- What to produce
Drop the pictures, then extract the listing word for word.

-- START Recorded information --

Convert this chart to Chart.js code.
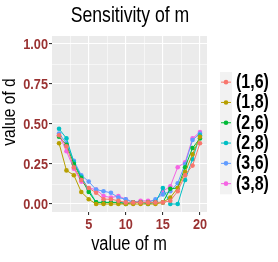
<!DOCTYPE html>
<html><head><meta charset="utf-8">
<script src="https://cdn.jsdelivr.net/npm/chart.js@4.4.1/dist/chart.umd.min.js"></script>
<style>html,body{margin:0;padding:0;background:#fff}#w{width:278px;height:262px}</style>
</head><body><div id="w"><canvas id="c" width="278" height="262"></canvas></div>
<script>
const mValues = [1,2,3,4,5,6,7,8,9,10,11,12,13,14,15,16,17,18,19,20];
const seriesLabels = ["(1,6)","(1,8)","(2,6)","(2,8)","(3,6)","(3,8)"];
const seriesColors = ["#F8766D","#B79F00","#00BA38","#00BFC4","#619CFF","#F564E3"];
const s16 = [0.43,0.36,0.23,0.15,0.10,0.07,0.03,0.03,0.02,0.01,0.01,0.01,0.01,0.01,0.01,0.02,0.08,0.18,0.24,0.38];
const s18 = [0.38,0.21,0.18,0.075,0.03,0.00,0.00,0.00,0.00,0.00,0.00,0.00,0.00,0.00,0.01,0.04,0.10,0.20,0.31,0.42];
const s26 = [0.42,0.37,0.25,0.16,0.075,0.01,0.01,0.01,0.01,0.00,0.01,0.01,0.01,0.01,0.01,0.095,0.10,0.23,0.35,0.41];
const s28 = [0.47,0.41,0.26,0.17,0.09,0.01,0.01,0.01,0.01,0.01,0.01,0.01,0.00,0.01,0.10,0.00,0.00,0.15,0.28,0.43];
const s36 = [0.44,0.38,0.27,0.18,0.14,0.09,0.08,0.07,0.04,0.03,0.01,0.01,0.01,0.03,0.06,0.08,0.13,0.25,0.40,0.44];
const s38 = [0.43,0.33,0.22,0.14,0.10,0.09,0.05,0.04,0.05,0.03,0.01,0.02,0.02,0.02,0.08,0.11,0.23,0.26,0.41,0.45];
const allSeries = [s16,s18,s26,s28,s36,s38];
const yMajor = [0,0.25,0.5,0.75,1];
const yMinor = [0.125,0.375,0.625,0.875];
const xMajor = [5,10,15,20];
const xMinor = [2.5,7.5,12.5,17.5];

const TICKCOL = "#9A3232";
const FONT = "'Liberation Sans', Arial, sans-serif";
const SX = 0.82;

const datasets = allSeries.map((s,i)=>({
  label: seriesLabels[i],
  data: s.map((v,j)=>({x:mValues[j], y:v})),
  borderColor: seriesColors[i],
  backgroundColor: seriesColors[i],
  borderWidth: 1,
  pointRadius: 2.3,
  pointBorderWidth: 0,
  pointHoverRadius: 2.3,
  tension: 0
}));

function isMajor(v, majors){ return majors.some(m=>Math.abs(m-v)<1e-9); }

function cText(ctx, text, x, y, font, align, color){
  ctx.save();
  ctx.font = font;
  ctx.fillStyle = color;
  ctx.textAlign = align;
  ctx.textBaseline = 'middle';
  ctx.translate(x, y);
  ctx.scale(SX, 1);
  ctx.fillText(text, 0, 0);
  ctx.restore();
}

const bgPlugin = {
  id:'bg',
  beforeDraw(chart){
    const {ctx, chartArea:a} = chart;
    ctx.save();
    ctx.fillStyle = '#EBEBEB';
    ctx.fillRect(a.left, a.top, a.right-a.left, a.bottom-a.top);
    ctx.restore();
  },
  afterDraw(chart){
    const ctx = chart.ctx;
    const xs = chart.scales.x, ys = chart.scales.y;
    // tick labels (condensed), positioned with the chart's scales
    yMajor.forEach(v => cText(ctx, v.toFixed(2), 48, ys.getPixelForValue(v)+0.5, "bold 15.5px " + FONT, 'right', TICKCOL));
    xMajor.forEach(v => cText(ctx, String(v), xs.getPixelForValue(v), 224.5, "bold 15.5px " + FONT, 'center', TICKCOL));
    cText(ctx, "Sensitivity of m", 130, 16, "21.5px " + FONT, 'center', '#000');
    cText(ctx, "value of m", 129, 244, "20px " + FONT, 'center', '#000');
    ctx.save();
    ctx.translate(10, 112);
    ctx.rotate(-Math.PI/2);
    cText(ctx, "value of d", 0, 0, "19px " + FONT, 'center', '#000');
    ctx.restore();
    // legend
    const keyX = 220, keyW = 12, top = 72, rowH = 20.3;
    ctx.save();
    ctx.fillStyle = '#F2F2F2';
    ctx.fillRect(keyX, top, keyW, rowH*seriesLabels.length+0.5);
    seriesLabels.forEach((lab,i)=>{
      const cy = top + rowH*(i+0.5);
      ctx.strokeStyle = seriesColors[i];
      ctx.lineWidth = 1;
      ctx.beginPath(); ctx.moveTo(keyX+1, cy); ctx.lineTo(keyX+keyW-1, cy); ctx.stroke();
      ctx.fillStyle = seriesColors[i];
      ctx.beginPath(); ctx.arc(keyX+keyW/2, cy, 2.3, 0, Math.PI*2); ctx.fill();
      cText(ctx, lab, 236, cy+0.5, "bold 19.5px " + FONT, 'left', '#000');
    });
    ctx.restore();
  }
};

new Chart(document.getElementById('c'), {
  type: 'line',
  data: { datasets },
  options: {
    responsive: false,
    animation: false,
    devicePixelRatio: 1,
    layout: { padding: { top: 36, right: 71, left: 0, bottom: 0 } },
    plugins: { legend: { display: false }, title: { display: false }, tooltip: { enabled: false } },
    scales: {
      x: {
        type: 'linear', min: 0.05, max: 20.95,
        afterBuildTicks(s){ s.ticks = [...xMinor, ...xMajor].sort((a,b)=>a-b).map(v=>({value:v})); },
        afterFit(s){ s.height = 50; },
        border: { display: false },
        grid: {
          color: '#FFFFFF',
          lineWidth: c => isMajor(c.tick.value, xMajor) ? 1.1 : 0.55,
          drawTicks: true, tickLength: 3,
          tickColor: c => isMajor(c.tick.value, xMajor) ? '#333333' : 'rgba(0,0,0,0)'
        },
        ticks: {
          autoSkip: false, maxRotation: 0, padding: 1,
          color: 'rgba(0,0,0,0)', font: { family: FONT, size: 14, weight: 'bold' },
          callback: v => isMajor(v, xMajor) ? String(v) : ''
        }
      },
      y: {
        type: 'linear', min: -0.05, max: 1.05,
        afterBuildTicks(s){ s.ticks = [...yMinor, ...yMajor].sort((a,b)=>a-b).map(v=>({value:v})); },
        afterFit(s){ s.width = 52; },
        border: { display: false },
        grid: {
          color: '#FFFFFF',
          lineWidth: c => isMajor(c.tick.value, yMajor) ? 1.1 : 0.55,
          drawTicks: true, tickLength: 3,
          tickColor: c => isMajor(c.tick.value, yMajor) ? '#333333' : 'rgba(0,0,0,0)'
        },
        ticks: {
          autoSkip: false, padding: 1,
          color: 'rgba(0,0,0,0)', font: { family: FONT, size: 14, weight: 'bold' },
          callback: v => isMajor(v, yMajor) ? v.toFixed(2) : ''
        }
      }
    }
  },
  plugins: [bgPlugin]
});
</script></body></html>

-- END Recorded information --

- Finished task
Convert this chart to Chart.js code.
<!DOCTYPE html>
<html><head><meta charset="utf-8">
<script src="https://cdn.jsdelivr.net/npm/chart.js@4.4.1/dist/chart.umd.min.js"></script>
<style>html,body{margin:0;padding:0;background:#fff}#w{width:278px;height:262px}</style>
</head><body><div id="w"><canvas id="c" width="278" height="262"></canvas></div>
<script>
const mValues = [1,2,3,4,5,6,7,8,9,10,11,12,13,14,15,16,17,18,19,20];
const seriesLabels = ["(1,6)","(1,8)","(2,6)","(2,8)","(3,6)","(3,8)"];
const seriesColors = ["#F8766D","#B79F00","#00BA38","#00BFC4","#619CFF","#F564E3"];
const s16 = [0.43,0.36,0.23,0.15,0.10,0.07,0.03,0.03,0.02,0.01,0.01,0.01,0.01,0.01,0.01,0.02,0.08,0.18,0.24,0.38];
const s18 = [0.38,0.21,0.18,0.075,0.03,0.00,0.00,0.00,0.00,0.00,0.00,0.00,0.00,0.00,0.01,0.04,0.10,0.20,0.31,0.42];
const s26 = [0.42,0.37,0.25,0.16,0.075,0.01,0.01,0.01,0.01,0.00,0.01,0.01,0.01,0.01,0.01,0.095,0.10,0.23,0.35,0.41];
const s28 = [0.47,0.41,0.26,0.17,0.09,0.01,0.01,0.01,0.01,0.01,0.01,0.01,0.00,0.01,0.10,0.00,0.00,0.15,0.28,0.43];
const s36 = [0.44,0.38,0.27,0.18,0.14,0.09,0.08,0.07,0.04,0.03,0.01,0.01,0.01,0.03,0.06,0.08,0.13,0.25,0.40,0.44];
const s38 = [0.43,0.33,0.22,0.14,0.10,0.09,0.05,0.04,0.05,0.03,0.01,0.02,0.02,0.02,0.08,0.11,0.23,0.26,0.41,0.45];
const allSeries = [s16,s18,s26,s28,s36,s38];
const yMajor = [0,0.25,0.5,0.75,1];
const yMinor = [0.125,0.375,0.625,0.875];
const xMajor = [5,10,15,20];
const xMinor = [2.5,7.5,12.5,17.5];

const TICKCOL = "#9A3232";
const FONT = "'Liberation Sans', Arial, sans-serif";
const SX = 0.82;

const datasets = allSeries.map((s,i)=>({
  label: seriesLabels[i],
  data: s.map((v,j)=>({x:mValues[j], y:v})),
  borderColor: seriesColors[i],
  backgroundColor: seriesColors[i],
  borderWidth: 1,
  pointRadius: 2.3,
  pointBorderWidth: 0,
  pointHoverRadius: 2.3,
  tension: 0
}));

function isMajor(v, majors){ return majors.some(m=>Math.abs(m-v)<1e-9); }

function cText(ctx, text, x, y, font, align, color){
  ctx.save();
  ctx.font = font;
  ctx.fillStyle = color;
  ctx.textAlign = align;
  ctx.textBaseline = 'middle';
  ctx.translate(x, y);
  ctx.scale(SX, 1);
  ctx.fillText(text, 0, 0);
  ctx.restore();
}

const bgPlugin = {
  id:'bg',
  beforeDraw(chart){
    const {ctx, chartArea:a} = chart;
    ctx.save();
    ctx.fillStyle = '#EBEBEB';
    ctx.fillRect(a.left, a.top, a.right-a.left, a.bottom-a.top);
    ctx.restore();
  },
  afterDraw(chart){
    const ctx = chart.ctx;
    const xs = chart.scales.x, ys = chart.scales.y;
    // tick labels (condensed), positioned with the chart's scales
    yMajor.forEach(v => cText(ctx, v.toFixed(2), 48, ys.getPixelForValue(v)+0.5, "bold 15.5px " + FONT, 'right', TICKCOL));
    xMajor.forEach(v => cText(ctx, String(v), xs.getPixelForValue(v), 224.5, "bold 15.5px " + FONT, 'center', TICKCOL));
    cText(ctx, "Sensitivity of m", 130, 16, "21.5px " + FONT, 'center', '#000');
    cText(ctx, "value of m", 129, 244, "20px " + FONT, 'center', '#000');
    ctx.save();
    ctx.translate(10, 112);
    ctx.rotate(-Math.PI/2);
    cText(ctx, "value of d", 0, 0, "19px " + FONT, 'center', '#000');
    ctx.restore();
    // legend
    const keyX = 220, keyW = 12, top = 72, rowH = 20.3;
    ctx.save();
    ctx.fillStyle = '#F2F2F2';
    ctx.fillRect(keyX, top, keyW, rowH*seriesLabels.length+0.5);
    seriesLabels.forEach((lab,i)=>{
      const cy = top + rowH*(i+0.5);
      ctx.strokeStyle = seriesColors[i];
      ctx.lineWidth = 1;
      ctx.beginPath(); ctx.moveTo(keyX+1, cy); ctx.lineTo(keyX+keyW-1, cy); ctx.stroke();
      ctx.fillStyle = seriesColors[i];
      ctx.beginPath(); ctx.arc(keyX+keyW/2, cy, 2.3, 0, Math.PI*2); ctx.fill();
      cText(ctx, lab, 236, cy+0.5, "bold 19.5px " + FONT, 'left', '#000');
    });
    ctx.restore();
  }
};

new Chart(document.getElementById('c'), {
  type: 'line',
  data: { datasets },
  options: {
    responsive: false,
    animation: false,
    devicePixelRatio: 1,
    layout: { padding: { top: 36, right: 71, left: 0, bottom: 0 } },
    plugins: { legend: { display: false }, title: { display: false }, tooltip: { enabled: false } },
    scales: {
      x: {
        type: 'linear', min: 0.05, max: 20.95,
        afterBuildTicks(s){ s.ticks = [...xMinor, ...xMajor].sort((a,b)=>a-b).map(v=>({value:v})); },
        afterFit(s){ s.height = 50; },
        border: { display: false },
        grid: {
          color: '#FFFFFF',
          lineWidth: c => isMajor(c.tick.value, xMajor) ? 1.1 : 0.55,
          drawTicks: true, tickLength: 3,
          tickColor: c => isMajor(c.tick.value, xMajor) ? '#333333' : 'rgba(0,0,0,0)'
        },
        ticks: {
          autoSkip: false, maxRotation: 0, padding: 1,
          color: 'rgba(0,0,0,0)', font: { family: FONT, size: 14, weight: 'bold' },
          callback: v => isMajor(v, xMajor) ? String(v) : ''
        }
      },
      y: {
        type: 'linear', min: -0.05, max: 1.05,
        afterBuildTicks(s){ s.ticks = [...yMinor, ...yMajor].sort((a,b)=>a-b).map(v=>({value:v})); },
        afterFit(s){ s.width = 52; },
        border: { display: false },
        grid: {
          color: '#FFFFFF',
          lineWidth: c => isMajor(c.tick.value, yMajor) ? 1.1 : 0.55,
          drawTicks: true, tickLength: 3,
          tickColor: c => isMajor(c.tick.value, yMajor) ? '#333333' : 'rgba(0,0,0,0)'
        },
        ticks: {
          autoSkip: false, padding: 1,
          color: 'rgba(0,0,0,0)', font: { family: FONT, size: 14, weight: 'bold' },
          callback: v => isMajor(v, yMajor) ? v.toFixed(2) : ''
        }
      }
    }
  },
  plugins: [bgPlugin]
});
</script></body></html>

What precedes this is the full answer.